Illustrations by dannj, Tasman Dixon, Ivan Iofrida, Scott Hartman, Tracy Heath, T. Michael Keesey, Matt Martyniuk, Mathew Wedel, and Emily Willoughby, via phylopic.org.

The last 30 years have seen the greatest range of origin points for fossils on display: everything from Arctodus, collected just a couple hundred miles away in Indiana to Cryolophosaurus from Antarctica. This map also shows a near-total change in focus from Cenozoic and Permian animals to Mesozoic dinosaurs. And while earlier dinosaur displays were mostly from North America, there has been particular interest in this period in dinosaurs from the global south.

I’m going to stop there and leave the rest to you, dear reader. Beyond my brief notes here, what other trends do these maps suggest? What connections to global or local political or cultural trends do you see? Are there other museums where you know or suspect a different pattern? Feel free to comment!

4 Comments

Filed under collections, dinosaurs, exhibits, field work, fossil mounts, history of science, mammals, museums

4 responses to “Where did the Field Museum’s fossil mounts come from?

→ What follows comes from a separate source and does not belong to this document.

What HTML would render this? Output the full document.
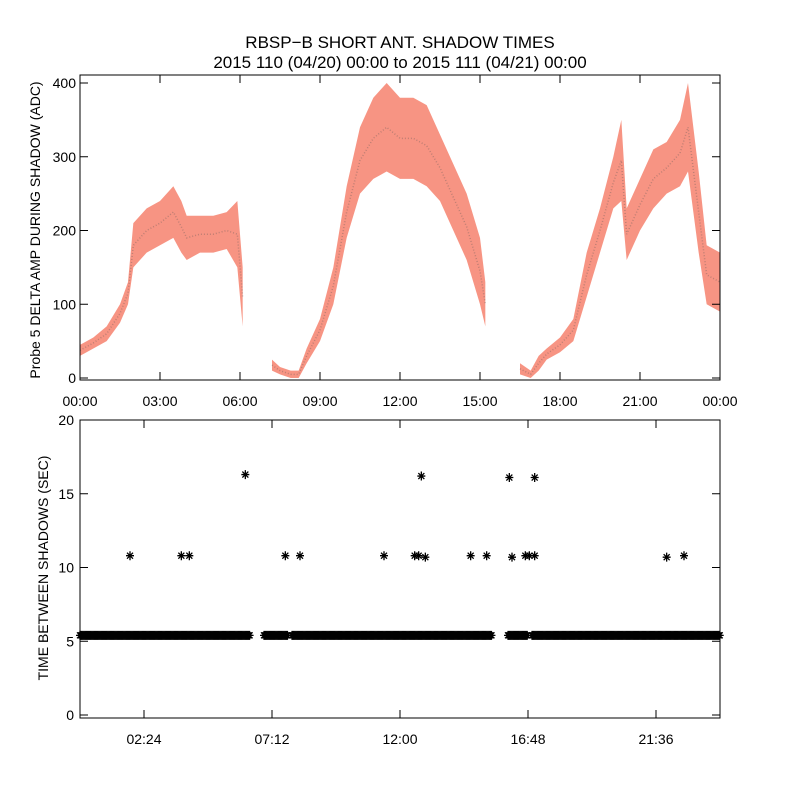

  1. These are really telling to see in terms of the history of the museum. I’d be curious to see maps of the origins of the taxidermy mounts and dioramas broken up like this by period as well. I’ve noticed there aren’t many on display that were collected after WWII, so this would be a good format to attest to that assumption.

    • Anonymous

      It seems pretty noteworthy that aside from the Arctodus, most of the new specimens in the last 30 years were either dinosaurs or dinosaur-adjacent (I think I see a silesaurid and maybe some kind of “rauisuchian” there), whereas previous eras has a broader mix of dinosaurs, other Mesozoic reptiles, mammals, and Paleozoic taxa.

      • Ben

        Exactly. Before the 90s, the Field only had three mounted dinosaur skeletons—they were vastly outnumbered by Cenozoic and Permian critters.

      • Michael Sisley.

        Excuse my juvenile terminology but it’s all about sex appeal and spectacle.
        I’ve playfully designed in my head displays on the Burgiss Shale but know it’ll never happen.